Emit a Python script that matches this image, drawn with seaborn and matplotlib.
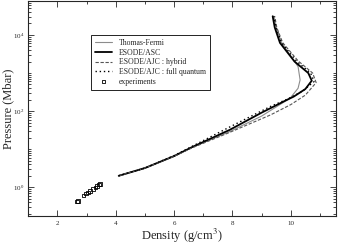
import numpy as np
import pandas as pd
import matplotlib
matplotlib.use("Agg")
import matplotlib.pyplot as plt
import matplotlib.ticker as mticker
import seaborn as sns

sns.set_style("ticks")
plt.rcParams["font.family"] = ["Liberation Serif", "DejaVu Serif"]
plt.rcParams["mathtext.fontset"] = "stix"

# Thomas-Fermi
tf_rho = [4.1, 5.0, 6.0, 6.6, 7.9, 9.0, 9.98, 10.25, 10.32, 10.25, 10.09, 9.68, 9.5, 9.42]
tf_p = [2.0, 3.2, 6.5, 11.0, 28.8, 74, 219, 398, 660, 1480, 2240, 6300, 15800, 31000]

# ESODE/ASC
asc_rho = [4.1, 5.0, 6.0, 6.6, 7.9, 9.0, 9.8, 10.1, 10.5, 10.72, 10.6, 10.13, 9.63, 9.45, 9.38]
asc_p = [2.0, 3.2, 6.6, 11.2, 32, 91, 186, 240, 380, 630, 1000, 2000, 6200, 15800, 31000]

# ESODE/AJC : hybrid
hyb_rho = [4.1, 5.0, 6.0, 6.6, 7.9, 9.3, 10.0, 10.5, 10.87, 10.75, 10.25, 9.72, 9.52, 9.45]
hyb_p = [2.0, 3.2, 6.5, 10.7, 27.5, 79, 148, 263, 560, 1000, 2090, 6300, 15800, 31000]

# ESODE/AJC : full quantum
fq_rho = [4.1, 5.0, 6.0, 6.6, 7.9, 9.3, 9.9, 10.4, 10.8, 10.68, 10.2, 9.68, 9.49, 9.42]
fq_p = [2.0, 3.2, 6.8, 11.7, 38, 132, 209, 331, 600, 1000, 2040, 6300, 15800, 31000]

# experiments
exp_rho = [2.67, 2.70, 2.90, 2.98, 3.05, 3.12, 3.22, 3.30, 3.36, 3.42, 3.46]
exp_p = [0.43, 0.44, 0.60, 0.68, 0.74, 0.79, 0.89, 0.98, 1.07, 1.17, 1.23]

fig = plt.figure(figsize=(3.38, 2.45), dpi=100)
ax = fig.add_axes([0.0837, 0.118, 0.9103, 0.878])

sns.lineplot(x=tf_rho, y=tf_p, sort=False, estimator=None, ax=ax,
             color="#8c8c8c", lw=0.8, label="Thomas-Fermi")
sns.lineplot(x=asc_rho, y=asc_p, sort=False, estimator=None, ax=ax,
             color="black", lw=1.3, label="ESODE/ASC")
sns.lineplot(x=hyb_rho, y=hyb_p, sort=False, estimator=None, ax=ax,
             color="#555555", lw=0.8, linestyle=(0, (3, 1.5)),
             label="ESODE/AJC : hybrid")
sns.lineplot(x=fq_rho, y=fq_p, sort=False, estimator=None, ax=ax,
             color="black", lw=1.0, linestyle=(0, (1, 2)),
             label="ESODE/AJC : full quantum")
sns.scatterplot(x=exp_rho, y=exp_p, ax=ax, marker="s", s=6,
                facecolor="none", edgecolor="black", linewidth=0.6,
                label="experiments")

ax.set_yscale("log")
ax.set_xlim(1.0, 11.55)
ax.set_ylim(0.175, 7.8e4)

ax.xaxis.set_major_locator(mticker.MultipleLocator(2))
ax.xaxis.set_minor_locator(mticker.MultipleLocator(1))
ax.yaxis.set_major_locator(mticker.FixedLocator([1, 1e2, 1e4]))
ax.yaxis.set_minor_locator(mticker.LogLocator(base=10, subs=np.arange(1, 10), numticks=20))
ax.yaxis.set_major_formatter(mticker.LogFormatterSciNotation())
ax.yaxis.set_minor_formatter(mticker.NullFormatter())

ax.tick_params(which="both", direction="in", top=True, right=True, width=0.6, labelsize=5)
ax.tick_params(which="major", length=4, pad=3.5)
ax.tick_params(axis="y", which="major", pad=3)
ax.tick_params(which="minor", length=2)
for s in ax.spines.values():
    s.set_linewidth(0.8)

ax.set_xlabel("Density (g/cm$^3$)", fontsize=9, labelpad=1)
ax.set_ylabel("Pressure (Mbar)", fontsize=9)
ax.yaxis.set_label_coords(-0.047, 0.5)

leg = ax.legend(loc="upper left", bbox_to_anchor=(0.204, 0.842), fontsize=5.6,
                frameon=True, fancybox=False, edgecolor="black", framealpha=1,
                handlelength=2.2, handletextpad=0.9, borderpad=0.5,
                labelspacing=0.22, borderaxespad=0)
leg.get_frame().set_linewidth(0.6)

fig.savefig("out.png", dpi=100)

**DO THIS**: Of the lines above, copy each that contains "matplotlib".

**THE RESPONSE**:
Emit a Python script that matches this image, drawn with seaborn and matplotlib.
import matplotlib
matplotlib.use("Agg")
import matplotlib.pyplot as plt
import matplotlib.ticker as mticker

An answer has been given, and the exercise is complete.